Skip every image and restate the data word for word.

====== Data shown

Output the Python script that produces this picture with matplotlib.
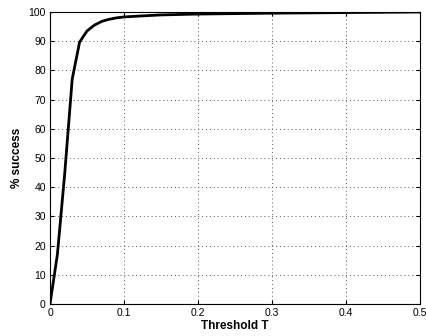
import matplotlib.pyplot as plt
import numpy as np

# datos
threshold = [0, 0.01, 0.02, 0.03, 0.04, 0.05, 0.06, 0.07, 0.08, 0.09, 0.1,
             0.12, 0.15, 0.2, 0.25, 0.3, 0.35, 0.4, 0.45, 0.5]
success = [0, 17, 45, 77, 89.7, 93.5, 95.5, 96.8, 97.5, 98.0, 98.3,
           98.6, 99.0, 99.3, 99.45, 99.6, 99.7, 99.8, 99.9, 100]

xticks = [0, 0.1, 0.2, 0.3, 0.4, 0.5]
xticklabels = ['0', '0.1', '0.2', '0.3', '0.4', '0.5']
yticks = list(range(0, 101, 10))

plt.rcParams['font.family'] = ['Liberation Sans', 'DejaVu Sans']

fig = plt.figure(figsize=(4.26, 3.36), dpi=100)
ax = fig.add_axes([50/426, 32/336, 370/426, 292/336])
ax.plot(threshold, success, color='black', linewidth=2)
ax.set_xlim(0, 0.5)
ax.set_ylim(0, 100)
ax.set_xticks(xticks)
ax.set_xticklabels(xticklabels)
ax.set_yticks(yticks)
ax.tick_params(direction='in', top=True, right=True, labelsize=7.5, length=3, pad=3)
ax.grid(True, linestyle=(0, (1, 3)), color='0.35', linewidth=0.7)
for s in ax.spines.values():
    s.set_linewidth(0.8)
ax.set_xlabel('Threshold T', fontsize=8.5, fontweight='bold', labelpad=1.5)
ax.set_ylabel('% success', fontsize=8.5, fontweight='bold', labelpad=4)
fig.savefig('out.png', dpi=100)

============

> Written solution:
Output the Python script that produces this picture with matplotlib.
import matplotlib.pyplot as plt
import numpy as np

# datos
threshold = [0, 0.01, 0.02, 0.03, 0.04, 0.05, 0.06, 0.07, 0.08, 0.09, 0.1,
             0.12, 0.15, 0.2, 0.25, 0.3, 0.35, 0.4, 0.45, 0.5]
success = [0, 17, 45, 77, 89.7, 93.5, 95.5, 96.8, 97.5, 98.0, 98.3,
           98.6, 99.0, 99.3, 99.45, 99.6, 99.7, 99.8, 99.9, 100]

xticks = [0, 0.1, 0.2, 0.3, 0.4, 0.5]
xticklabels = ['0', '0.1', '0.2', '0.3', '0.4', '0.5']
yticks = list(range(0, 101, 10))

plt.rcParams['font.family'] = ['Liberation Sans', 'DejaVu Sans']

fig = plt.figure(figsize=(4.26, 3.36), dpi=100)
ax = fig.add_axes([50/426, 32/336, 370/426, 292/336])
ax.plot(threshold, success, color='black', linewidth=2)
ax.set_xlim(0, 0.5)
ax.set_ylim(0, 100)
ax.set_xticks(xticks)
ax.set_xticklabels(xticklabels)
ax.set_yticks(yticks)
ax.tick_params(direction='in', top=True, right=True, labelsize=7.5, length=3, pad=3)
ax.grid(True, linestyle=(0, (1, 3)), color='0.35', linewidth=0.7)
for s in ax.spines.values():
    s.set_linewidth(0.8)
ax.set_xlabel('Threshold T', fontsize=8.5, fontweight='bold', labelpad=1.5)
ax.set_ylabel('% success', fontsize=8.5, fontweight='bold', labelpad=4)
fig.savefig('out.png', dpi=100)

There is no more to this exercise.